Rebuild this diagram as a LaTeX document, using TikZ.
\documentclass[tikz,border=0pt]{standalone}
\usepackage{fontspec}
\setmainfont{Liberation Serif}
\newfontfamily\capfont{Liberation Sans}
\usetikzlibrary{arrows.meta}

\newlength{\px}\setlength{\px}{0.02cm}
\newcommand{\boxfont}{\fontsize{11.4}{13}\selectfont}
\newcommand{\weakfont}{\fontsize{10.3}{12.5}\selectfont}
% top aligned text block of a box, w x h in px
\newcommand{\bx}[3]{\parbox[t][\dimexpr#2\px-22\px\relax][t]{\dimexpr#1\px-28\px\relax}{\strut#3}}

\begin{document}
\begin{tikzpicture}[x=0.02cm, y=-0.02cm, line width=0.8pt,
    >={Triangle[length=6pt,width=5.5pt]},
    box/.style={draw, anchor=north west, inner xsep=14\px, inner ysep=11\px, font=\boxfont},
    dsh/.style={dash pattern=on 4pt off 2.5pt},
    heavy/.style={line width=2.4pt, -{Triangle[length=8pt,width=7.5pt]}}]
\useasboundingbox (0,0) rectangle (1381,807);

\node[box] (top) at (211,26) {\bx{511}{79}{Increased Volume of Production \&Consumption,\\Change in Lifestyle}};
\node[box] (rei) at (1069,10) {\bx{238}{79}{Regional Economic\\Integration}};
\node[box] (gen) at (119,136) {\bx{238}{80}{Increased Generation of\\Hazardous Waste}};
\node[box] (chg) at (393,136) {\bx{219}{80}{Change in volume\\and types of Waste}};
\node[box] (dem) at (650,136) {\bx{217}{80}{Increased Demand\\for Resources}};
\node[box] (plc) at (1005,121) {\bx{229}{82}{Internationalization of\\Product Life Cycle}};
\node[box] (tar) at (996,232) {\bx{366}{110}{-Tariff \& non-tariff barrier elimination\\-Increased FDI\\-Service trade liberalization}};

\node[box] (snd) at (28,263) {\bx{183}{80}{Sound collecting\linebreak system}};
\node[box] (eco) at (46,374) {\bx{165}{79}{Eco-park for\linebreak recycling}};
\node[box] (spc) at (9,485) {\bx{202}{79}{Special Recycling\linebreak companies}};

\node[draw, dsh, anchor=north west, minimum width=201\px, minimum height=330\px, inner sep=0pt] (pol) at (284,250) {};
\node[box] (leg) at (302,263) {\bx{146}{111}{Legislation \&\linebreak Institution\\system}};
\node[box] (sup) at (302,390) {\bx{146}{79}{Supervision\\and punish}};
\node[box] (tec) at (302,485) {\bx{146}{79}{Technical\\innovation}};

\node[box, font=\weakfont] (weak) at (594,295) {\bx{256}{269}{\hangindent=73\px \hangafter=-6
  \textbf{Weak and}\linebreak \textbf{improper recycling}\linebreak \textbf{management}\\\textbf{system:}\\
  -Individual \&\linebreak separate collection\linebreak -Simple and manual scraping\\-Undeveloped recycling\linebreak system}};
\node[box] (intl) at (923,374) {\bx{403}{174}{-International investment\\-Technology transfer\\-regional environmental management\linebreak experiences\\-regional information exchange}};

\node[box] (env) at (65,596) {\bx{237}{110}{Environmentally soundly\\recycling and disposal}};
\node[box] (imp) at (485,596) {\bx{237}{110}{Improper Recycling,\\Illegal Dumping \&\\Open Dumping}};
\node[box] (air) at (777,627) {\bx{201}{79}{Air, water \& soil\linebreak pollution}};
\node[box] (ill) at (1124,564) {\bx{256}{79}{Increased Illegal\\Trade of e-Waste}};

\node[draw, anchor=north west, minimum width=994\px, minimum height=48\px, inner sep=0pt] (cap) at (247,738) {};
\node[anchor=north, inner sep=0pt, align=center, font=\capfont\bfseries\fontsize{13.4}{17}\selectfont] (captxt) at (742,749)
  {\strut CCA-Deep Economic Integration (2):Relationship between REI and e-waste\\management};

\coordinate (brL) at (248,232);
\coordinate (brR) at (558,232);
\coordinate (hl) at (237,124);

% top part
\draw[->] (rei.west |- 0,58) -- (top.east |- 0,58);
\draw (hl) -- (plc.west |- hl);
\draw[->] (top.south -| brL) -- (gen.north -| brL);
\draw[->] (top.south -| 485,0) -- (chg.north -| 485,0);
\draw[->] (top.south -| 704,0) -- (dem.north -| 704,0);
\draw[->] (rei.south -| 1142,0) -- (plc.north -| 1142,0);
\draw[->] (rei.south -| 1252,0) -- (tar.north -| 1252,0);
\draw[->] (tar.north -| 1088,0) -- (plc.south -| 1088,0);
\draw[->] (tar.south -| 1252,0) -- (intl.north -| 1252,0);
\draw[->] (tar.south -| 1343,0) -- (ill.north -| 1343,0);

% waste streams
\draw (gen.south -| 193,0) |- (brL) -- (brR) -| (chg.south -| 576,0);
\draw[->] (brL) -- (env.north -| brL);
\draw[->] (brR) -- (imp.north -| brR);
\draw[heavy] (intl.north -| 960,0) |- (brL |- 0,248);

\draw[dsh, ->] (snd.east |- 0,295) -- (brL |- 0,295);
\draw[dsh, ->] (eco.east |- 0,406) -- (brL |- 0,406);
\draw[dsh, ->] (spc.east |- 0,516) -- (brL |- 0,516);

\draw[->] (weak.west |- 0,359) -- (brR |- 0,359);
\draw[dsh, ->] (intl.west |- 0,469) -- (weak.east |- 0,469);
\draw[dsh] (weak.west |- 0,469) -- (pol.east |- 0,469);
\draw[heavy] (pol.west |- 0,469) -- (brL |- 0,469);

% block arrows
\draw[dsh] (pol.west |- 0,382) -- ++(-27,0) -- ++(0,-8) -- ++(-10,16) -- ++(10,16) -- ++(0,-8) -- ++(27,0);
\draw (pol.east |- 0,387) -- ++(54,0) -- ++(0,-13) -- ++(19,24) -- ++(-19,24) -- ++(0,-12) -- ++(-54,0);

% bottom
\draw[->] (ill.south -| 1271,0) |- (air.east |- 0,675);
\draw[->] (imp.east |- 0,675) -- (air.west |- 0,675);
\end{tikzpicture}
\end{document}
※
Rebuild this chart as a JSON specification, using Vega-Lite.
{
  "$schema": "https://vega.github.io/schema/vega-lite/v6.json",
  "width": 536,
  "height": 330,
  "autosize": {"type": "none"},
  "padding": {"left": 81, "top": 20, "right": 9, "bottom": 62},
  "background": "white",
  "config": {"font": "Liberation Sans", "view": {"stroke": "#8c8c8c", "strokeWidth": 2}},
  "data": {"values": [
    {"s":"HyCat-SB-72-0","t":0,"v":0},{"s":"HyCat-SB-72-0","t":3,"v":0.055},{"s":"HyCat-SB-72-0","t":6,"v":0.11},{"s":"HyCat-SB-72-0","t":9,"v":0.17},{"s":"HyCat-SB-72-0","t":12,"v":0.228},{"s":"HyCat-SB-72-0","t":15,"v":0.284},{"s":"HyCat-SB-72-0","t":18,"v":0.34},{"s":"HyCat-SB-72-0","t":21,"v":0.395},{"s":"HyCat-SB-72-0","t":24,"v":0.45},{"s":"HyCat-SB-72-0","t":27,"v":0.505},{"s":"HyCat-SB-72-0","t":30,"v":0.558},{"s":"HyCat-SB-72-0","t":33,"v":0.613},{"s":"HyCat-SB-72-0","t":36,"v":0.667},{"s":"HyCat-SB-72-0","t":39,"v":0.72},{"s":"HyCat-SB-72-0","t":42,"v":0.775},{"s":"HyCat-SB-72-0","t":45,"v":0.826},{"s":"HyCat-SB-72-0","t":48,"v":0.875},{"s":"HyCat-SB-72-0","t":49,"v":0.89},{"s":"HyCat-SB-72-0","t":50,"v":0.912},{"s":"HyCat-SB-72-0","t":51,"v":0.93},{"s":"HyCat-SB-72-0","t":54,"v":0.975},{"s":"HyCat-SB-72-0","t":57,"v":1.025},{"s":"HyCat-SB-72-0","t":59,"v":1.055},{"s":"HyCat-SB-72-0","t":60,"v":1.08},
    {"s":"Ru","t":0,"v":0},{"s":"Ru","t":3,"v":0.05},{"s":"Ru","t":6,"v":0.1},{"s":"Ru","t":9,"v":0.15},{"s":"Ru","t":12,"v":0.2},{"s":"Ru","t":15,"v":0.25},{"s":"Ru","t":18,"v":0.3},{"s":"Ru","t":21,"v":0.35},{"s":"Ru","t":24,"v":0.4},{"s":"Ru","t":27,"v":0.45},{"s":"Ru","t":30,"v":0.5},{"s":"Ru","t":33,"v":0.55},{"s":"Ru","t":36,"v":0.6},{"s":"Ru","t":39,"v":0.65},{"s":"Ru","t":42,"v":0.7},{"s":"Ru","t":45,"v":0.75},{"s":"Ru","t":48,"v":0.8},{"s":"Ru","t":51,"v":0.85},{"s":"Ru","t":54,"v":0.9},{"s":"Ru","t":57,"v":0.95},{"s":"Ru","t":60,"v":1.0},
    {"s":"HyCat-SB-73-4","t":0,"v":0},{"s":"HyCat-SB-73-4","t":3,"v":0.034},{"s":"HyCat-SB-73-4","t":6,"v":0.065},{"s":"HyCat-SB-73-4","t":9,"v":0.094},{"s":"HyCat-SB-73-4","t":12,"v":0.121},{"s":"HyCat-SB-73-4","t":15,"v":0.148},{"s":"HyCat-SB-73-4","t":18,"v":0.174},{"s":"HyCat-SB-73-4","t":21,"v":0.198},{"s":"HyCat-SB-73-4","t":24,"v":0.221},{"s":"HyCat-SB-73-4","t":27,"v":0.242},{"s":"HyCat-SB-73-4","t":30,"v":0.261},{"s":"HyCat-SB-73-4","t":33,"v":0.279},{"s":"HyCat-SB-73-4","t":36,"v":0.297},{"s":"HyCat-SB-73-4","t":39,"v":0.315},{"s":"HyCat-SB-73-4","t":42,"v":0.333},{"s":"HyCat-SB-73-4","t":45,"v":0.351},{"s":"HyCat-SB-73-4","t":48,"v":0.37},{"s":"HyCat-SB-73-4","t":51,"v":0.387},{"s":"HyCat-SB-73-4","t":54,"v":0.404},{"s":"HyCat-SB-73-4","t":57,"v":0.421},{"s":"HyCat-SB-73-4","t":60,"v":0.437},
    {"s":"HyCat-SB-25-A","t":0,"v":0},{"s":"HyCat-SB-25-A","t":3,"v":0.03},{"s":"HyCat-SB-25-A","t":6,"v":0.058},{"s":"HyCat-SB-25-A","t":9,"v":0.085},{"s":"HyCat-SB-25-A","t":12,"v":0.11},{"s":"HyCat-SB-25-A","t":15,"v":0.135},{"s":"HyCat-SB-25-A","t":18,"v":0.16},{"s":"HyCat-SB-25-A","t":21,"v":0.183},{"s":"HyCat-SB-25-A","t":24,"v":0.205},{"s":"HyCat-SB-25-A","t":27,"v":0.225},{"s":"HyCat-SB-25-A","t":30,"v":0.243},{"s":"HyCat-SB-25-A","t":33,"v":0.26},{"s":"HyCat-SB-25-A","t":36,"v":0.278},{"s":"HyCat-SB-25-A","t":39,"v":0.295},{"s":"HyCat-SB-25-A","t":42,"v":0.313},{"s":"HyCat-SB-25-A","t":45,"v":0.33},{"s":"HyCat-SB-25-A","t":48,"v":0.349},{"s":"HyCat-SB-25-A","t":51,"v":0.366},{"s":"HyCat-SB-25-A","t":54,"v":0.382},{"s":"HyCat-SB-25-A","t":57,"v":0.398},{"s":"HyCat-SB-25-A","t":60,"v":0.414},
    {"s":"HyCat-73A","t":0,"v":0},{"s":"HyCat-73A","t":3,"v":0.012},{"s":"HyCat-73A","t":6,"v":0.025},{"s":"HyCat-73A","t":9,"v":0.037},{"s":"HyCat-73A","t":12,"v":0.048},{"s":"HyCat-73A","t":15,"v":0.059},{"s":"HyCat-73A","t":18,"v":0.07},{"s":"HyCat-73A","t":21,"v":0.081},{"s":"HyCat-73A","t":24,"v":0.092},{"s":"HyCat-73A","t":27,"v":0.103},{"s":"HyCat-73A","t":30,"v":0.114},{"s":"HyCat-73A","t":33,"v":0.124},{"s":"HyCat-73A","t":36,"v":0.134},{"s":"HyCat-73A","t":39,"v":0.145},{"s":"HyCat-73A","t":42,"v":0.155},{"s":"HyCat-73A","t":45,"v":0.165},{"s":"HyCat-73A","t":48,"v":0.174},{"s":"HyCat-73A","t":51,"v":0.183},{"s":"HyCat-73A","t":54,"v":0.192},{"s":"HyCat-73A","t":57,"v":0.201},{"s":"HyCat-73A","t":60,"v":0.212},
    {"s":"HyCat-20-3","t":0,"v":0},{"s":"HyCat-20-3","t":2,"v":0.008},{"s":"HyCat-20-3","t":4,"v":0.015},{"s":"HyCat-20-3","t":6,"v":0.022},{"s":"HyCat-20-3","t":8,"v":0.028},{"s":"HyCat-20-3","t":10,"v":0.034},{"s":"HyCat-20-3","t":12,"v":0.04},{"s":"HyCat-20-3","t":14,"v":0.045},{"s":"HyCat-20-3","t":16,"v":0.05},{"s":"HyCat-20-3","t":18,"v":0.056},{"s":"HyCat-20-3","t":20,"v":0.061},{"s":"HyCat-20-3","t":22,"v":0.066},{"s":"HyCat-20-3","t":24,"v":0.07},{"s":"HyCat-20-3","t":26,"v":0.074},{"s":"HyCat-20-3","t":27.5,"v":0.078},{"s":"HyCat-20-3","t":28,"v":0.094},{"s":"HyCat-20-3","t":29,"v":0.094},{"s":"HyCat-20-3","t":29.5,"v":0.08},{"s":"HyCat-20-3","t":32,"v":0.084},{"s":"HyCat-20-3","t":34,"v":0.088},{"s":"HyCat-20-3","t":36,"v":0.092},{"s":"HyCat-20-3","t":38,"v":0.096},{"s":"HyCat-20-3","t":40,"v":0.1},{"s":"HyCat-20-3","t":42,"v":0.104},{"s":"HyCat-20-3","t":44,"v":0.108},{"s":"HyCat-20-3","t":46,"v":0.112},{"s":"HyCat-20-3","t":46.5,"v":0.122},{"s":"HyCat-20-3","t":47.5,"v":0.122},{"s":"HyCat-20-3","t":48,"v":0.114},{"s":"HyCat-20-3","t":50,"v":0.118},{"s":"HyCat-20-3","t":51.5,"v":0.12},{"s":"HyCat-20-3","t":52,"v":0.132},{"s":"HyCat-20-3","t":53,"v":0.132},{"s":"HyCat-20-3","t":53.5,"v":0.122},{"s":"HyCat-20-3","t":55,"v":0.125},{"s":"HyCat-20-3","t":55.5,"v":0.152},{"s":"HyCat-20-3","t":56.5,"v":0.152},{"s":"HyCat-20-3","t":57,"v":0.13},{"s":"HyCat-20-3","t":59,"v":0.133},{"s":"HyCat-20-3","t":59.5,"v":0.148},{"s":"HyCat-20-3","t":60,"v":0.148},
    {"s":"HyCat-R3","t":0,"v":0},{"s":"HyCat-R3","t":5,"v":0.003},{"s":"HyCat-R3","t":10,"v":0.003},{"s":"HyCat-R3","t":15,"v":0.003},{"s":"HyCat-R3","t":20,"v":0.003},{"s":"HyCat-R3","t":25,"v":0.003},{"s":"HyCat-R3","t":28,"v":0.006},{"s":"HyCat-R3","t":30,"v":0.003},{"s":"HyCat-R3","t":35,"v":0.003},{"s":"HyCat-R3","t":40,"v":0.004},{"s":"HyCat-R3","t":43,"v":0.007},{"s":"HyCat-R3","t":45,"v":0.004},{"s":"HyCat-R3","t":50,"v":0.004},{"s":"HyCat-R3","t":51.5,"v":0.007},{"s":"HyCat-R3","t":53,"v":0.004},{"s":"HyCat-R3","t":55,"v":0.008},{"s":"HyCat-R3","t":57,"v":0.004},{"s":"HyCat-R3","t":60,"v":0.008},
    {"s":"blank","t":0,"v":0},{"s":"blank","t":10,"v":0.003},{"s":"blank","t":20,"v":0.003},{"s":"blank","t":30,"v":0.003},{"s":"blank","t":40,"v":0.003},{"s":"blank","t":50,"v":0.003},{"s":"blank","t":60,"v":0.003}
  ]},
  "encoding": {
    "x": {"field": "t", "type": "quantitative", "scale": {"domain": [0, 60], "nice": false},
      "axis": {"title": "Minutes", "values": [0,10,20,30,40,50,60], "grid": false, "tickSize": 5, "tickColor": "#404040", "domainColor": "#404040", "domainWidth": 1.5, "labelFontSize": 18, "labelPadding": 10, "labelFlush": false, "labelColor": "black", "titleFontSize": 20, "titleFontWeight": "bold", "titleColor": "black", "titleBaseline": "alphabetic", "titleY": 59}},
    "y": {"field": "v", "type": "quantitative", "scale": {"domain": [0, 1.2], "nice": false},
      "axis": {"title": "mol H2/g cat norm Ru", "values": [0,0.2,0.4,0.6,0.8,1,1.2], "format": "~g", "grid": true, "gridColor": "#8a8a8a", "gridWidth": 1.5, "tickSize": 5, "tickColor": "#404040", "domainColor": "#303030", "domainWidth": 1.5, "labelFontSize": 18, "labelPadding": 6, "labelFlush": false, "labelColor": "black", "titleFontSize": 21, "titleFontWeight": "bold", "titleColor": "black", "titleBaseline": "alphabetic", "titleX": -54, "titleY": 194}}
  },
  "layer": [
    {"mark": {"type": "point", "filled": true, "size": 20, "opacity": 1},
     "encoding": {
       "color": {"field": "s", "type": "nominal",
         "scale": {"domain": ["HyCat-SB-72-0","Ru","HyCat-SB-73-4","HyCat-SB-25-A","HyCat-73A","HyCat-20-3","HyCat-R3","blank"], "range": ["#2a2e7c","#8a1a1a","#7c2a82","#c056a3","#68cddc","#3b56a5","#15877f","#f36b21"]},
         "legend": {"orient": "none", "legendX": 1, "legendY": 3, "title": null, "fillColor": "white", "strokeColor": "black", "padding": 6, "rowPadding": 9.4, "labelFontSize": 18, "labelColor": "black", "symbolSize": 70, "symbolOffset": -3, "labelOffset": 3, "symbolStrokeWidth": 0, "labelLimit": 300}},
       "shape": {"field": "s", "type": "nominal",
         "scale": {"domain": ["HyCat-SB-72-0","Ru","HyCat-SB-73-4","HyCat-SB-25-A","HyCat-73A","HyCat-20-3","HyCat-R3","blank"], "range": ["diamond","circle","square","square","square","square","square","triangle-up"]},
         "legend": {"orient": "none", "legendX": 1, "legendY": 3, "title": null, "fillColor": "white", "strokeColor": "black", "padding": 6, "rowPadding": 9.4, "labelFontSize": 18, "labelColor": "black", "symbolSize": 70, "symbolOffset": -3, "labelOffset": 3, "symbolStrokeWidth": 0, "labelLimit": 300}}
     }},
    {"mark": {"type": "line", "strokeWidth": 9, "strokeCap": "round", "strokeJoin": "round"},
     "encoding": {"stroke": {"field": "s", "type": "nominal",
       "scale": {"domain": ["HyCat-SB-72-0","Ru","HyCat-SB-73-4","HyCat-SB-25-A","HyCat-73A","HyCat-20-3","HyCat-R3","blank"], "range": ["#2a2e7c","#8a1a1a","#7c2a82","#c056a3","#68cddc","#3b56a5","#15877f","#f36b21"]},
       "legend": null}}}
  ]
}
※
[SET EXERCISE]: Give back, word for word, only the lines above from the line holding "Rebuild this diagram" to the line holding "(tar) at (996,232)", both included.

[PROBLEM SOLUTION]:
Rebuild this diagram as a LaTeX document, using TikZ.
\documentclass[tikz,border=0pt]{standalone}
\usepackage{fontspec}
\setmainfont{Liberation Serif}
\newfontfamily\capfont{Liberation Sans}
\usetikzlibrary{arrows.meta}

\newlength{\px}\setlength{\px}{0.02cm}
\newcommand{\boxfont}{\fontsize{11.4}{13}\selectfont}
\newcommand{\weakfont}{\fontsize{10.3}{12.5}\selectfont}
% top aligned text block of a box, w x h in px
\newcommand{\bx}[3]{\parbox[t][\dimexpr#2\px-22\px\relax][t]{\dimexpr#1\px-28\px\relax}{\strut#3}}

\begin{document}
\begin{tikzpicture}[x=0.02cm, y=-0.02cm, line width=0.8pt,
    >={Triangle[length=6pt,width=5.5pt]},
    box/.style={draw, anchor=north west, inner xsep=14\px, inner ysep=11\px, font=\boxfont},
    dsh/.style={dash pattern=on 4pt off 2.5pt},
    heavy/.style={line width=2.4pt, -{Triangle[length=8pt,width=7.5pt]}}]
\useasboundingbox (0,0) rectangle (1381,807);

\node[box] (top) at (211,26) {\bx{511}{79}{Increased Volume of Production \&Consumption,\\Change in Lifestyle}};
\node[box] (rei) at (1069,10) {\bx{238}{79}{Regional Economic\\Integration}};
\node[box] (gen) at (119,136) {\bx{238}{80}{Increased Generation of\\Hazardous Waste}};
\node[box] (chg) at (393,136) {\bx{219}{80}{Change in volume\\and types of Waste}};
\node[box] (dem) at (650,136) {\bx{217}{80}{Increased Demand\\for Resources}};
\node[box] (plc) at (1005,121) {\bx{229}{82}{Internationalization of\\Product Life Cycle}};
\node[box] (tar) at (996,232) {\bx{366}{110}{-Tariff \& non-tariff barrier elimination\\-Increased FDI\\-Service trade liberalization}};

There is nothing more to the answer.